Dans l’attente des conclusions de ce rapport, le Gouvernement a arrêté un programme global d’action contre les risques liés à l’amiante, qui a fait l’objet d’une communication que j’ai présentée au conseil des ministres du 20 décembre 1995. Ce programme a fait l’objet de deux décrets en date du 7 février 1996, suivis de diverses mesures d’application intervenues au cours du premier semestre.

Pour l’essentiel, les mesures prises s’articulent autour des dispositions suivantes :
    – obligation pour les propriétaires de bâtiments collectifs de repérer les flocages et calorifugeages avant fin 1999, d’évaluer l’état de conservation et d’entreprendre des travaux de confinement ou de retrait si le niveau d’empoussièrement dépasse 25 fibres par litre d’air (décret n° 96-97 du 7 février 1996) ;
    – abaissement à 100 fibres par litre du nombre de fibres d’amiante dans l’air pour les activités professionnelles au contact de l’amiante, contre 600 antérieurement (décret n° 96-98 du 7 février 1996). Cette valeur a été fixée jusqu’au 1er février 1998 à 300 fibres par litre, dans les activités où l’on n’utiliser que de la chrysolite. Des règles de prévention spécifiques ont été conçues pour le personnel d’entretien et de maintenance. En outre, la possibilité d’arrêter les chantiers de retrait d’amiante a été donnée aux inspecteurs du travail en cas d’insuffisance des mesures de protection (loi du 26 mai 1996) ;
    – amélioration des conditions de réparation au titre des maladies professionnelles pour les victimes de l’amiante ;
    – mobilisation des services de contrôle de l’État, des organismes de sécurité sociale et des médecins du travail.
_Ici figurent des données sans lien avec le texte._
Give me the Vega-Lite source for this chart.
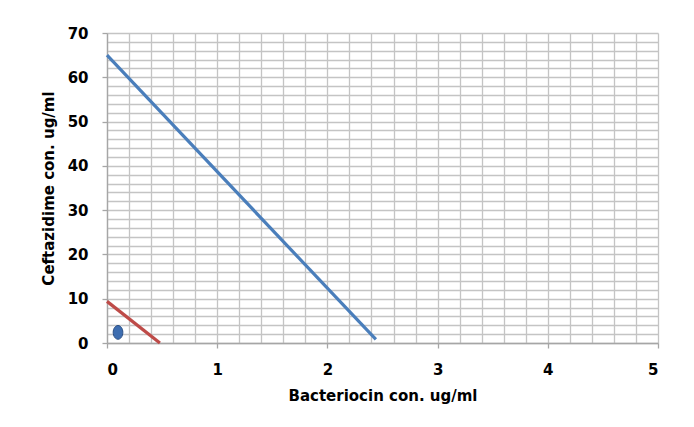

2) Le rapport de l’INSERM confirme la nécessité des mesures prises. Il apporte également des éléments de connaissance complémentaires sur la base desquels le Gouvernement a immédiatement engagé un examen approfondi des mesures nouvelles à prendre.

3) Le Premier ministre a réuni hier après-midi les principaux ministres concernés pour examiner les propositions que nous lui avons faites. À la suite de cette réunion, les mesures suivantes ont été prises.

1. La fabrication, l’importation et la mise en vente de produits contenant de l’amiante et notamment l’amiante-ciment, sont interdits.

Cette interdiction prendra effet au 1er janvier 1997.

Elle sera assortie de dérogations pour certains produits à base d’amiante, tels que les garnitures de freins des poids lourds ou les vêtements ignifugés (utilisé par les pompiers), dès lors qu’il n’existe pas de produits de substitution moins dangereux. La liste de ces dérogations sera arrêtée après consultation du Conseil supérieur de la prévention des risques professionnels.

Le seuil d’exposition autorisé applicable à la fabrication de ces produits, qui contiennent de la chrysolite, sera ramené à 100 fibres par litre contre 300 actuellement comme pour tous les produits contenant de la chrysolite.

2. Les mesures de surveillance applicables aux flocages et aux calorifugeages s’étendront aussi aux matériaux semi durs tels que faux-plafonds, cloisons mobiles ou cartons amiantés…

Le calendrier de cette mesure sera établi après consultation du Conseil supérieur de l’hygiène publique.

3. Les inquiétudes manifestées dans le rapport de l’INSERM sur les conditions réelles dans lesquelles s’effectueront les opérations de retrait des matériaux à base d’amiante imposent une grande vigilance sur la qualité de ces opérations.

En effet, des opérations de retrait qui ne seraient pas effectuées selon les règles de l’art engendreraient un surcroît de risques tant pour les travailleurs que pour les publics.

Au-delà des mesures réglementaires déjà prises, notamment par un arrêté du 14 mai 1996, un système d’habilitation des entreprises doit être créé.

Une procédure d’accréditation sera donc mise en place dès le débord de l’année 1997 afin de garantir la capacité des entreprises intervenantes de respecter l’ensemble des règles de sécurité.

4. La veille technologique et scientifique sera renforcée. Il a été décidé de mettre en place :
    – une surveillance épidémiologique des cancers du poumon et des mésothéliomes, avec le concours de l’INSERM, afin de préciser les conditions de survenue de ces tumeurs et de mesurer les risques réels d’exposition ;
    – une étude approfondie sur les risques liés aux substituts de l’amiante, dont le risque cancérigène pourrait aussi être important.